The little man has a lot of Hart.
Cancel culture is no joke to Kevin Hart. The comic has weathered the storm and ultimately come out on top each time. As the highest-earning comedian, surpassing even the legendary Jerry Seinfeld, it will take more than some politically correct crybabies to take him down.
In a new interview with The Sunday Times, Hart said he “personally [doesn't] give a s***” about it. “I’ve been canceled, what, three or four times? Never bothered. If you allow it to have an effect on you, it will. Personally? That’s not how I operate.” Kevin Hart is simply “built different.”
One of the more recent occasions when the woke mob moved to Kancel Kevin was in 2019 after some of his old tweets resurfaced mocking members of the LGBTQ mafia. Hart apologized at the time of the tweets and then again after the fact. As the selected host for that year’s Oscars, the Academy presented him with an ultimatum: publicly apologize yet again or the Academy would select another to do the job. Hart chose the latter. He told The Sunday Times, “If people want to pull up stuff, go back to the same tweets of old, go ahead. There is nothing I can do. You’re looking at a younger version of myself. A comedian trying to be funny and, at that attempt, failing. Apologies were made. I understand now how it comes off. I look back and cringe. So it’s growth. It’s about growth.”
Allowing some grace in the public sphere is certainly a reasonable point of view. “”I understand people are human. Everyone can change. It’s like jail. People get locked up so they can be taught a lesson. When they get out, they are supposed to be better. But if they come out and people go, ‘I’m not giving you a job because you were in jail’ — then what the f*** did I go to jail for? That was my punishment — how do you not give those people a shot? They’re saying that all life should be over because of a mistake? Your life should end and there should be no opportunity to change? What are you talking about? And who are you to make that decision?”

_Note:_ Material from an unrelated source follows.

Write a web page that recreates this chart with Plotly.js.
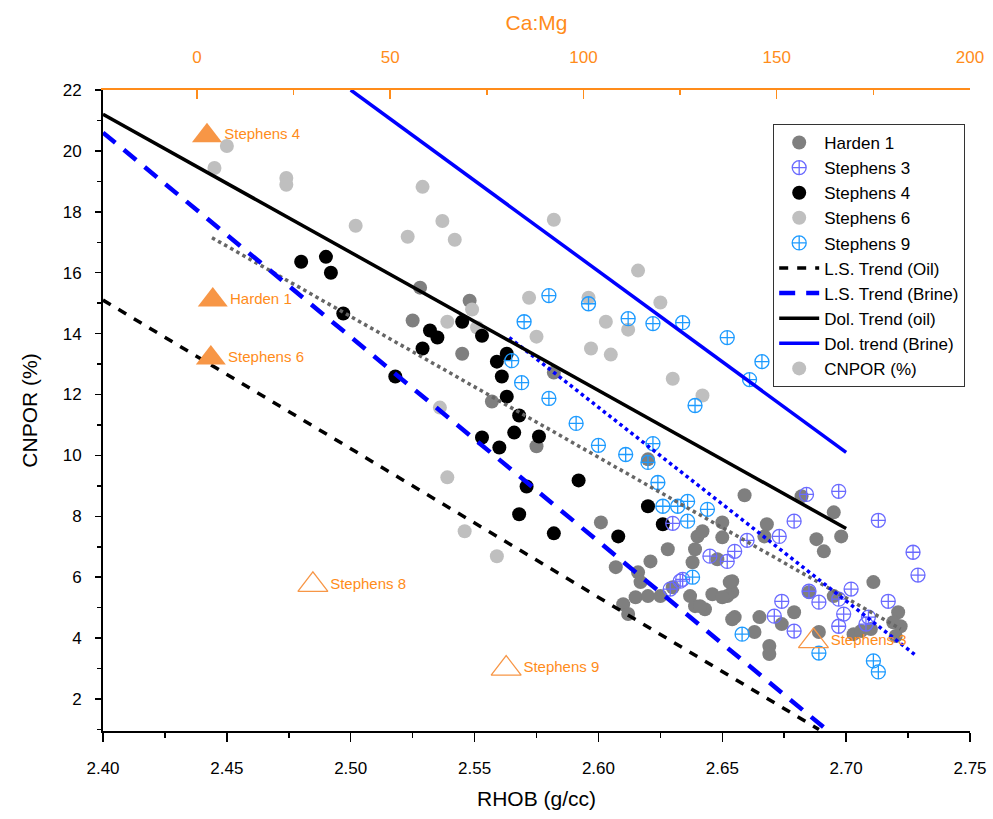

The Get Hard star is not denying there be any moral accountability. “If somebody has done something truly damaging then, absolutely, a consequence should be attached. But when you just talk about … nonsense? When you’re talking, ‘Someone said! They need to be taken [down]!’ Shut the f*** up! What are you talking about?” he he said. Hart remarked on the ridiculous plight comedians face today, that “you’re thinking that things you say will come back and bite you on the ass.” Comedians feel compelled to hold back out of fear of being cancelled and as a result, humor dies. “I can’t be the comic today that I was when I got into this,” Hart said.
“When did we get to a point where life was supposed to be perfect? Where people were supposed to operate perfectly all the time? I don’t understand. I don’t expect perfection from my kids. I don’t expect it from my wife, friends, employees. Because, last I checked, the only way you grow up is from f***ing up. I don’t know a kid who hasn’t f***ed up or done some dumb shit.”
Hart’s success demonstrates the will of the people for humor that has no limitations and makes no apologies. “I say this humbly but I’m as talented as F***. I’m really good at what I do.”